Repeat exactly what appears from the opening line of the listing to the line with "y(d as number));", inclusive.

***

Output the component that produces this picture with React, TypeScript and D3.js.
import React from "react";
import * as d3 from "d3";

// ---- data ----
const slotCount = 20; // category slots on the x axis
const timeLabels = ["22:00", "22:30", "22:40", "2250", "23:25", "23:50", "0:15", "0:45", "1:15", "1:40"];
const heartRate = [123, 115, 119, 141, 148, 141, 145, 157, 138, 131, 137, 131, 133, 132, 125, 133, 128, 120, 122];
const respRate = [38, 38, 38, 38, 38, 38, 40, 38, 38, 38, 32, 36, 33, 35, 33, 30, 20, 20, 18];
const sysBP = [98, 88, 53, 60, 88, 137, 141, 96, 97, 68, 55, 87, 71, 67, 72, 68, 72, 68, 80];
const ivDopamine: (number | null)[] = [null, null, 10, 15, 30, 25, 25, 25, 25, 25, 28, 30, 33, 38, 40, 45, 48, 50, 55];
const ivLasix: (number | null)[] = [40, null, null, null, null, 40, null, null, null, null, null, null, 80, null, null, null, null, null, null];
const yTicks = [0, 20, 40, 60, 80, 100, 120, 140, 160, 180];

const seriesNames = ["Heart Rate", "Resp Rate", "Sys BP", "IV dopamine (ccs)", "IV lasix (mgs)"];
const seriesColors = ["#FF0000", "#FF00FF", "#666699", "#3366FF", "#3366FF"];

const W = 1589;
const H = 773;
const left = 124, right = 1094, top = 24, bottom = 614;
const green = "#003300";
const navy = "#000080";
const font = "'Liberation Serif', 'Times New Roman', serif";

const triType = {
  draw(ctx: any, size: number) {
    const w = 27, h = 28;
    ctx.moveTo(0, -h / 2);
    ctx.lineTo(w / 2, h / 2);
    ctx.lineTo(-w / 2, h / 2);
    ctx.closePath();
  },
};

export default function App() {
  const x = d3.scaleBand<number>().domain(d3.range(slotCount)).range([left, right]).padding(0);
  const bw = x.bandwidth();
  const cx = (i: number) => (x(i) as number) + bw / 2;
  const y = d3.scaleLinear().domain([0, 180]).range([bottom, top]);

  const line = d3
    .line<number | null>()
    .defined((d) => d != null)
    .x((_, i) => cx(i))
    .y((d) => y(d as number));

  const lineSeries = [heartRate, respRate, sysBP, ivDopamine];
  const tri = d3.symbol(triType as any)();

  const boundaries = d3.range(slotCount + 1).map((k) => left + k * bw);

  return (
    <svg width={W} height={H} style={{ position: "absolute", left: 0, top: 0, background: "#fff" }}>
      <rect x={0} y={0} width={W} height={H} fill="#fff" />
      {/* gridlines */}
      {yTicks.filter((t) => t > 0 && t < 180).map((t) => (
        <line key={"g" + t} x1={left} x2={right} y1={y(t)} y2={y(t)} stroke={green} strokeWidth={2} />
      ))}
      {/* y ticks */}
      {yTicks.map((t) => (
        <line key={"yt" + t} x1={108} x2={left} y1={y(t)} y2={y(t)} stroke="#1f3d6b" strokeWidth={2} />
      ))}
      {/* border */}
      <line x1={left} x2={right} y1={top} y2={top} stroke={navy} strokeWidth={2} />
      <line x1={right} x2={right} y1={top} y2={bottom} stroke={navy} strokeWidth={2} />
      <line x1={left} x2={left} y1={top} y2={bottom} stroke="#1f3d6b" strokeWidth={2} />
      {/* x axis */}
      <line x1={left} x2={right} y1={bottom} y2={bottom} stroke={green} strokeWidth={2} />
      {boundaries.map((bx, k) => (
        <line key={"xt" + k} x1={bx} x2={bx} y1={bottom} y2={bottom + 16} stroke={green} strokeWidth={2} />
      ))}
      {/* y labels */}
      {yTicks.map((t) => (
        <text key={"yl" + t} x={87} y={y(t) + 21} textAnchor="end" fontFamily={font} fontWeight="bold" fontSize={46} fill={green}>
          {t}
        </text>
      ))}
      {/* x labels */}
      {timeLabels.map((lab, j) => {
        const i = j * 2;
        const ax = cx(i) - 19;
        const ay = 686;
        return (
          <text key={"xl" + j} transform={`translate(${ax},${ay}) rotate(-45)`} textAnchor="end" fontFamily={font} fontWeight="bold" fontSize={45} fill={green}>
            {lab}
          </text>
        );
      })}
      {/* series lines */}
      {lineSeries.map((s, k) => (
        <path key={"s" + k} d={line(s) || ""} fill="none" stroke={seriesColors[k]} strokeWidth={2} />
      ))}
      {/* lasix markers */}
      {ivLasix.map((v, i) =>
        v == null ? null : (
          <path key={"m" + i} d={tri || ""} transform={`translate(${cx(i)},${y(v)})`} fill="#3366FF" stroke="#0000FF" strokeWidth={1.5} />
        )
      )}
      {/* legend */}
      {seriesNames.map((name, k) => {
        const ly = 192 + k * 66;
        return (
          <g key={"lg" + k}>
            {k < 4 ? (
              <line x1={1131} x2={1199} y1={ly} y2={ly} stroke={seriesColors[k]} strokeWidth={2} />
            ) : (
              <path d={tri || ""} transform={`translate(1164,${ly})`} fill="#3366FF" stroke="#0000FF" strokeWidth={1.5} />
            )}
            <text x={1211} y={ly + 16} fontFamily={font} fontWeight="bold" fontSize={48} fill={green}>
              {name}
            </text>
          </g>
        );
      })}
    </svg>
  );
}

***

_RESULT OF THIS EXERCISE:_
Output the component that produces this picture with React, TypeScript and D3.js.
import React from "react";
import * as d3 from "d3";

// ---- data ----
const slotCount = 20; // category slots on the x axis
const timeLabels = ["22:00", "22:30", "22:40", "2250", "23:25", "23:50", "0:15", "0:45", "1:15", "1:40"];
const heartRate = [123, 115, 119, 141, 148, 141, 145, 157, 138, 131, 137, 131, 133, 132, 125, 133, 128, 120, 122];
const respRate = [38, 38, 38, 38, 38, 38, 40, 38, 38, 38, 32, 36, 33, 35, 33, 30, 20, 20, 18];
const sysBP = [98, 88, 53, 60, 88, 137, 141, 96, 97, 68, 55, 87, 71, 67, 72, 68, 72, 68, 80];
const ivDopamine: (number | null)[] = [null, null, 10, 15, 30, 25, 25, 25, 25, 25, 28, 30, 33, 38, 40, 45, 48, 50, 55];
const ivLasix: (number | null)[] = [40, null, null, null, null, 40, null, null, null, null, null, null, 80, null, null, null, null, null, null];
const yTicks = [0, 20, 40, 60, 80, 100, 120, 140, 160, 180];

const seriesNames = ["Heart Rate", "Resp Rate", "Sys BP", "IV dopamine (ccs)", "IV lasix (mgs)"];
const seriesColors = ["#FF0000", "#FF00FF", "#666699", "#3366FF", "#3366FF"];

const W = 1589;
const H = 773;
const left = 124, right = 1094, top = 24, bottom = 614;
const green = "#003300";
const navy = "#000080";
const font = "'Liberation Serif', 'Times New Roman', serif";

const triType = {
  draw(ctx: any, size: number) {
    const w = 27, h = 28;
    ctx.moveTo(0, -h / 2);
    ctx.lineTo(w / 2, h / 2);
    ctx.lineTo(-w / 2, h / 2);
    ctx.closePath();
  },
};

export default function App() {
  const x = d3.scaleBand<number>().domain(d3.range(slotCount)).range([left, right]).padding(0);
  const bw = x.bandwidth();
  const cx = (i: number) => (x(i) as number) + bw / 2;
  const y = d3.scaleLinear().domain([0, 180]).range([bottom, top]);

  const line = d3
    .line<number | null>()
    .defined((d) => d != null)
    .x((_, i) => cx(i))
    .y((d) => y(d as number));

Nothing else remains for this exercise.